Очевидно, здесь вплетается еще один тематический мотив, представленный оппозиционно, мотив лжи и правды. Лирическому герою не по вкусу его статус в роли стандартизированного памятника, тем более не похожего на живой оригинал. Он решает совершить обратное превращение – выломиться из образа памятника, сковавшего его личность и вернуться «к себе-истинному» [1, с. 27].
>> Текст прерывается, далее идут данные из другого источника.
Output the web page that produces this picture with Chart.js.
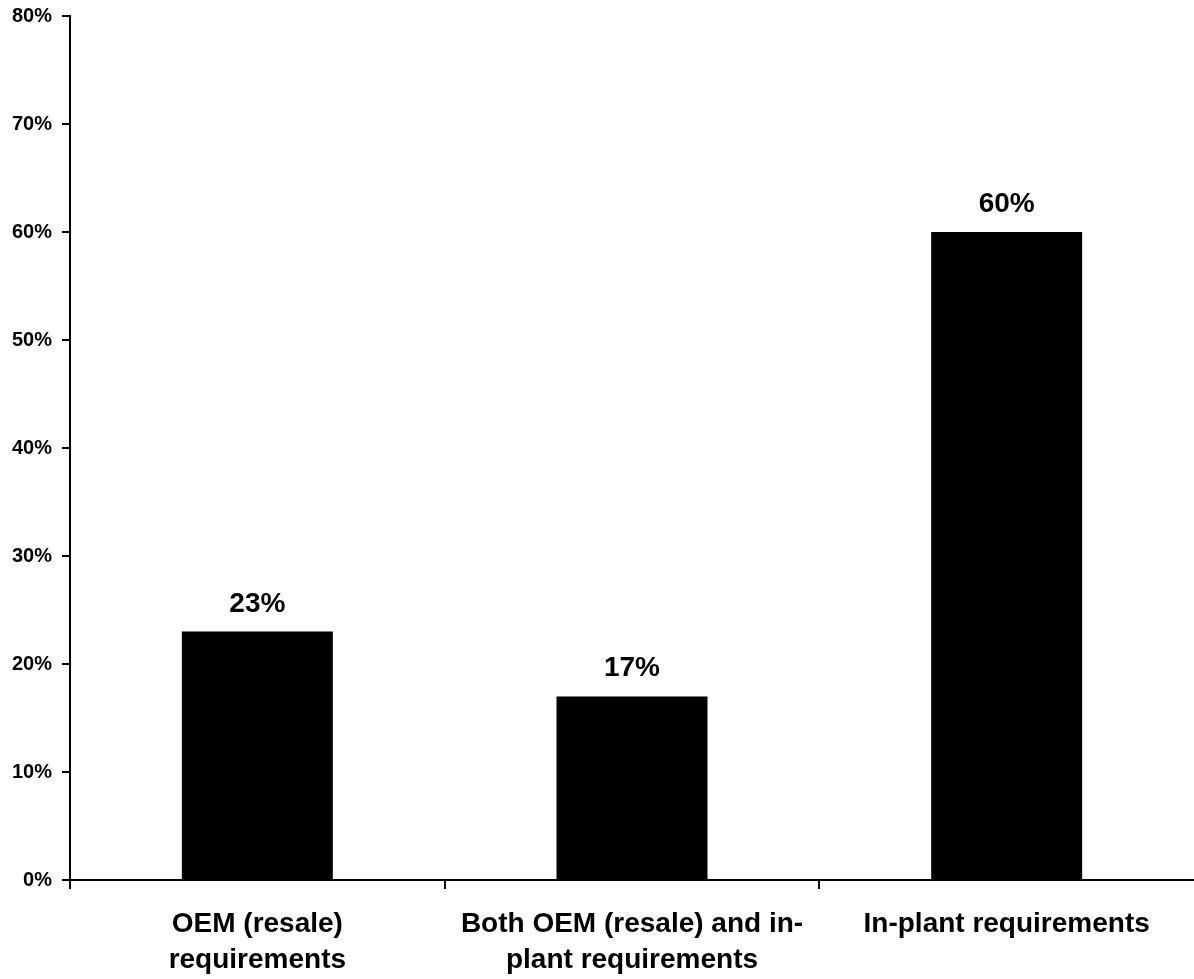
<!DOCTYPE html>
<html>
<head>
<meta charset="utf-8">
<script src="https://cdn.jsdelivr.net/npm/chart.js@4.4.1/dist/chart.umd.min.js"></script>
<style>
  html, body { margin: 0; padding: 0; background: #ffffff; overflow: hidden; }
  canvas { display: block; }
</style>
</head>
<body>
<canvas id="chart" width="1194" height="979"></canvas>
<script>
// Categories (multi-line labels) and their share of respondents, in percent
const categories = [
  ['OEM (resale)', 'requirements'],
  ['Both OEM (resale) and in-', 'plant requirements'],
  ['In-plant requirements']
];
const shares = [23, 17, 60];

// Value axis range and spacing
const yMin = 0;
const yMax = 80;
const yStep = 10;

const FONT = "'Liberation Sans', Arial, Helvetica, sans-serif";

// Writes the percentage above each bar
const valueLabels = {
  id: 'valueLabels',
  afterDatasetsDraw(chart) {
    const ctx = chart.ctx;
    const meta = chart.getDatasetMeta(0);
    const data = chart.data.datasets[0].data;
    ctx.save();
    ctx.fillStyle = '#000000';
    ctx.font = 'bold 28px ' + FONT;
    ctx.textAlign = 'center';
    ctx.textBaseline = 'alphabetic';
    meta.data.forEach((bar, i) => {
      ctx.fillText(data[i] + '%', bar.x, bar.y - 20);
    });
    ctx.restore();
  }
};

new Chart(document.getElementById('chart'), {
  type: 'bar',
  data: {
    labels: categories,
    datasets: [{
      data: shares,
      backgroundColor: '#000000',
      borderWidth: 0,
      barPercentage: 0.403,
      categoryPercentage: 1.0
    }]
  },
  options: {
    responsive: false,
    animation: false,
    events: [],
    layout: { padding: { top: 16, right: 0, bottom: 0, left: 0 } },
    plugins: {
      legend: { display: false },
      tooltip: { enabled: false },
      title: { display: false }
    },
    scales: {
      x: {
        offset: true,
        grid: {
          offset: true,
          drawOnChartArea: false,
          drawTicks: true,
          tickLength: 9,
          lineWidth: 2,
          color: (c) => (c.type === 'tick' ? '#000000' : 'rgba(0,0,0,0)')
        },
        border: { display: true, color: '#000000', width: 2 },
        ticks: {
          color: '#000000',
          maxRotation: 0,
          autoSkip: false,
          padding: 17,
          font: { family: FONT, size: 28, weight: 'bold', lineHeight: 1.3 }
        },
        afterFit(scale) { scale.height = 99; }
      },
      y: {
        min: yMin,
        max: yMax,
        grid: {
          drawOnChartArea: false,
          drawTicks: true,
          tickLength: 8,
          lineWidth: 2,
          color: '#000000'
        },
        border: { display: true, color: '#000000', width: 2 },
        ticks: {
          stepSize: yStep,
          color: '#000000',
          padding: 10,
          font: { family: FONT, size: 20, weight: 'bold' },
          callback: (v) => v + '%'
        },
        afterFit(scale) {
          scale.width = 70;
          scale.paddingTop = 0;
          scale.paddingBottom = 0;
        }
      }
    }
  },
  plugins: [valueLabels]
});
</script>
</body>
</html>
Командора шаги злы и гулки.
Я решил: как во времени оном –
Не пройтись ли, по плитам звеня? –
И шарахнулись толпы в проулки,
Когда вырвал я ногу со стоном
И осыпались камни с меня.
Накренился я – гол, безобразен, –
Но и падая – вылез из кожи,
Дотянулся железной клюкой, –
И, когда уже грохнулся наземь,
Из разодранных рупоров все же
Прохрипел я похоже: «Живой!»
И паденье меня и согнуло
И сломало,
Но торчат мои острые скулы
Из металла.
Не сумел я, как было угодно –
Шито-крыто.
Я, напротив, ушел всенародно,
Из гранита.
Лирический герой Высоцкого добивается своего – низвергает памятник (темницу души) с пьедестала и вновь становится живым. Это отрицание, нежелание быть памятником связывает Высоцкого с Маяковским и Каменским и по-модернистки обытовляет миф, развенчивая его трансформативное начало. При всем при этом кульминация развития сценария этого действия достигает апогея именно в «Памятнике» Высоцкого. Не зря поэт описывает открытие памятника при искусственном пении его же «с намагниченных лент». Смерть искажает истинные прижизненные черты человека и возводит его в ранг кумира нередко путем лицемерного почитания и прославления.
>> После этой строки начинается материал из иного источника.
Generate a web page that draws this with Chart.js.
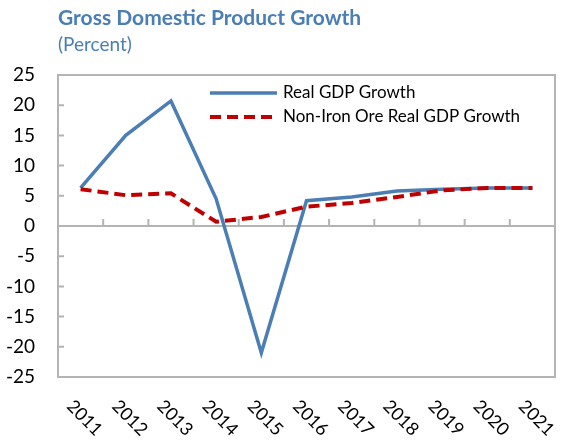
<!DOCTYPE html>
<html>
<head>
<meta charset="utf-8">
<script src="https://cdn.jsdelivr.net/npm/chart.js@4.4.0/dist/chart.umd.min.js"></script>
<style>
  html, body { margin: 0; padding: 0; background: #fff; }
  #wrap { width: 565px; height: 441px; }
</style>
</head>
<body>
<div id="wrap"><canvas id="gdpChart"></canvas></div>
<script>
// Chart data
const years = ['2011', '2012', '2013', '2014', '2015', '2016', '2017', '2018', '2019', '2020', '2021'];
const realGdpGrowth = [6.3, 15.0, 20.7, 4.5, -21.0, 4.2, 4.8, 5.8, 6.1, 6.3, 6.3];
const nonIronOreGrowth = [6.1, 5.1, 5.4, 0.7, 1.5, 3.2, 3.8, 4.8, 5.9, 6.3, 6.3];
const seriesNames = ['Real GDP Growth', 'Non-Iron Ore Real GDP Growth'];
const titleText = 'Gross Domestic Product Growth';
const subtitleText = '(Percent)';

const FONT = 'Lato, "Open Sans", sans-serif';
const axisGray = '#b4b4b4';
const blue = '#4a7eb5';
const red = '#c00000';

// Excel-style extras: box frame, inward ticks, slanted year labels, legend inside plot
const excelFrame = {
    id: 'excelFrame',
    afterDraw(chart) {
        const ctx = chart.ctx;
        const area = chart.chartArea;
        const x = chart.scales.x;
        const y = chart.scales.y;
        const zeroY = y.getPixelForValue(0);

        ctx.save();
        ctx.strokeStyle = axisGray;
        ctx.lineWidth = 2;
        ctx.strokeRect(area.left, area.top, area.right - area.left, area.bottom - area.top);

        // y ticks pointing into the plot
        ctx.beginPath();
        y.ticks.forEach(t => {
            const py = y.getPixelForValue(t.value);
            ctx.moveTo(area.left, py);
            ctx.lineTo(area.left + 6, py);
        });
        // x ticks between categories, on the zero line
        for (let i = 1; i < years.length; i++) {
            const px = (x.getPixelForValue(i - 1) + x.getPixelForValue(i)) / 2;
            ctx.moveTo(px, zeroY);
            ctx.lineTo(px, zeroY - 7);
        }
        ctx.stroke();

        // year labels slanted down to the right
        ctx.fillStyle = '#000';
        ctx.font = '18px ' + FONT;
        ctx.textAlign = 'center';
        ctx.textBaseline = 'middle';
        years.forEach((yr, i) => {
            ctx.save();
            ctx.translate(x.getPixelForValue(i) + 4, area.bottom + 41);
            ctx.rotate(Math.PI / 4);
            ctx.fillText(yr, 0, 0);
            ctx.restore();
        });

        // legend
        ctx.font = '17px ' + FONT;
        ctx.textAlign = 'left';
        chart.data.datasets.forEach((ds, i) => {
            const ly = 93 + i * 24;
            ctx.beginPath();
            ctx.strokeStyle = ds.borderColor;
            ctx.lineWidth = ds.borderWidth;
            ctx.setLineDash(ds.borderDash || []);
            ctx.moveTo(210, ly);
            ctx.lineTo(277, ly);
            ctx.stroke();
            ctx.setLineDash([]);
            ctx.fillText(ds.label, 283, ly);
        });
        ctx.restore();
    }
};

const ctx = document.getElementById('gdpChart').getContext('2d');
const gdpChart = new Chart(ctx, {
    type: 'line',
    data: {
        labels: years,
        datasets: [{
            label: seriesNames[0],
            data: realGdpGrowth,
            borderColor: blue,
            borderWidth: 3.5,
            pointRadius: 0,
            tension: 0,
            order: 1
        }, {
            label: seriesNames[1],
            data: nonIronOreGrowth,
            borderColor: red,
            borderWidth: 4,
            borderDash: [11, 6],
            pointRadius: 0,
            tension: 0,
            order: 0
        }]
    },
    options: {
        responsive: true,
        maintainAspectRatio: false,
        animation: false,
        layout: {
            padding: { left: 0, right: 10, top: 0, bottom: 0 }
        },
        plugins: {
            legend: { display: false },
            tooltip: { enabled: false },
            title: {
                display: true,
                text: titleText,
                align: 'start',
                fullSize: false,
                color: blue,
                font: { family: FONT, size: 21, weight: 'bold' },
                padding: { top: 6, bottom: 0 }
            },
            subtitle: {
                display: true,
                text: subtitleText,
                align: 'start',
                fullSize: false,
                color: blue,
                font: { family: FONT, size: 19 },
                padding: { top: 2, bottom: 19 }
            }
        },
        scales: {
            x: {
                offset: true,
                grid: { display: false },
                border: { display: false },
                ticks: { display: false },
                afterFit: scale => { scale.height = 64; }
            },
            y: {
                min: -25,
                max: 25,
                ticks: {
                    stepSize: 5,
                    padding: 23,
                    color: '#000',
                    font: { family: FONT, size: 19 }
                },
                grid: {
                    drawTicks: false,
                    lineWidth: 2,
                    color: c => (c.tick && c.tick.value === 0 ? axisGray : 'rgba(0,0,0,0)')
                },
                border: { display: true, color: axisGray, width: 2 },
                afterFit: scale => { scale.width = 58; }
            }
        }
    },
    plugins: [excelFrame]
});
</script>
</body>
</html>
С нашей точки зрения, жанр «Памятника» модифицировался не только вследствие исторической смены литературных эпох (полемика с классикой несомненна), но также свою роль в этом процессе сыграло то обстоятельство, что В. Высоцкий, как и его творческие предтечи, были ориентированы в своем творчестве на рецепцию их устной «живой» речи. Отсюда исповедальность, пророчество слова. В. Маяковский и Вл. Ходасевич выступали перед публикой с декламацией своих стихов, а Высоцкий исполнял свои песни под гитару (аэд, рапсод). В связи с этим мы выделяем оппозицию «памятник» – «антипамятник» в соотношении «письменное слово» – «устное слово». С этой стороны понятным становится противление памятникам, как символам неживого, искусственного слова. Поэтому мало что остается от традиции кроме общей тематической направленности, а «память» структуре стихотворения полностью стирается. В традиции написания (М.В. Ломоносов, Г.Р. Державин, А.С. Пушкин) образ памятника – символ поэтической славы, поэтому он метафоричен и вместе с тем метафизичен (как абстрактна слава), то у Высоцкого памятник материализуется, конкретизируется, становится объектом. Отсюда и движение поэтической мысли уже обращено у поэта, в частности, на внешнюю описательную сторону памятника. Недоверие, высказанное Высоцким вечной славе, перемешивается еще с одной важной составляющей поэтического творчества – репутацией.
Репутация – это не только мнение, честь, имидж, доверие, авторитет [5, с. 7-28], но и способность оставаться самим собой в лучших проявлениях, не потерять узнаваемое «лицо» и быть таким, каким тебя воспринимали современники. По своей убежденности В. Высоцкий, заложив идею несогласия с традиционной славой, отдаляющей поэта от народа, эгоизирующего его, остался, как и «при жизни», в «Памятнике», близким народу («ушел всенародно»), ярким поборником «диссидентской», оппозиционной программы по отношению к власти, также, как и к ханжеству самопрославления. Его кредо «поэтической репутации», вложенной в строки «Памятника», выглядит антагонистической и с точки зрения жанровой направленности модифицирует стихотворение в «Антипамятник».
И вот, по прошествии тридцати пяти лет со времени смерти поэта В. Высоцкий сквозь прочтение «Памятника» вновь предстает в нашем восприятии непреклонным перед судьбой, неизменным перед самим собой, несгибаемый перед властью, вместе со своим народом. «Поэтическая репутация» Высоцкого не пострадала, а напротив – уцелела и упрочилась.